In Figure 2, we see how this RAID-6 object is placed across the vSAN hosts in a cluster. The components in the performance leg of an object will always exist on the same hosts as the components in the capacity leg of the same object. Components are simply an implementation detail of vSAN, meaning the administrator will not need to manage anything differently.
Figure 2. Composition of a RAID-6 object when using the vSAN ESA.
You may wonder how much additional capacity this performance leg may consume. While it exists per object, it is extremely small – just large enough to pipeline the data into a persistent storage area. With such fine levels of granularity, there is no need to factor additional sizing into the design of a vSAN cluster using the ESA. It is a great example of how the ESA in vSAN 8 allows claimed storage devices to contribute to capacity.
There are also some new and unique traits specifically with FTT=1 using RAID-5, but that will be described in another blog post.
Recommendation: When a cluster is using the vSAN ESA, the guidance will be to use RAID-5/6 erasure coding for all cluster types and sizes that support the data placement schemes. RAID-1 mirroring will still be required for site level tolerance in stretched clusters, and host level tolerance for 2-Node clusters. However, secondary levels of resilience in those topologies would be good candidates for RAID-5/6 erasure coding.
What it means to you
The improvements described above are largely transparent to the user, so those administering vSAN using the Original Storage Architecture will be able to operate vSAN in the same way as before, albeit with the additional benefits:
- Simplified Administration. Eliminating the performance tradeoff between RAID-5/6 and RAID-1 makes vSAN simpler.
- Guaranteed space efficiency for all standard cluster sizes. RAID-5/6 erasure coding has predetermined capacity savings when compared to RAID-1 mirroring. This is your chance to immediately save capacity and reduce your TCO. FTT=2 using RAID-6 will consume just 1.5x when compared to 3x for FTT=2 using RAID-1.
- Higher levels of resilience. If you had workloads that you wished to protect at a higher level of resilience but didn’t want to impart the capacity penalties of FTT=2 using RAID-1, or the performance penalties of FTT=2 using RAID-6, this is the perfect solution for you. FTT=2 using RAID-6 will offer double the resilience and consume less capacity (1.5x) than a less resilient object with FTT=1 using RAID-1 mirroring (2x).

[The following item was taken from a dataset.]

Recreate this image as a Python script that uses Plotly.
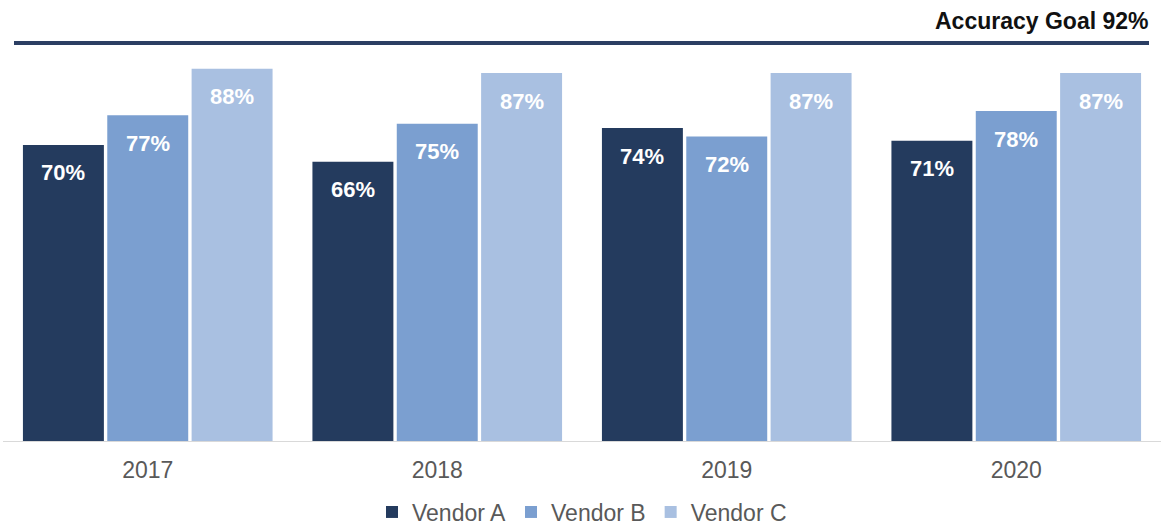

Recommendation. Keep the Default Storage Policy as RAID-1, and use a new storage policy to take advantage of RAID-5 and RAID-6. A storage policy is an entity of vCenter Server, and may be responsible for many clusters running the vSAN Original Storage Architecture (OSA) where RAID-5/6 may not be appropriate, or supported.
Summary
Improving performance and efficiency while simplifying administration was an important goal for VMware. Thanks to the vSAN ESA, customers can now select RAID-5/6 for all their workloads, gaining improved space efficiency without compromising performance.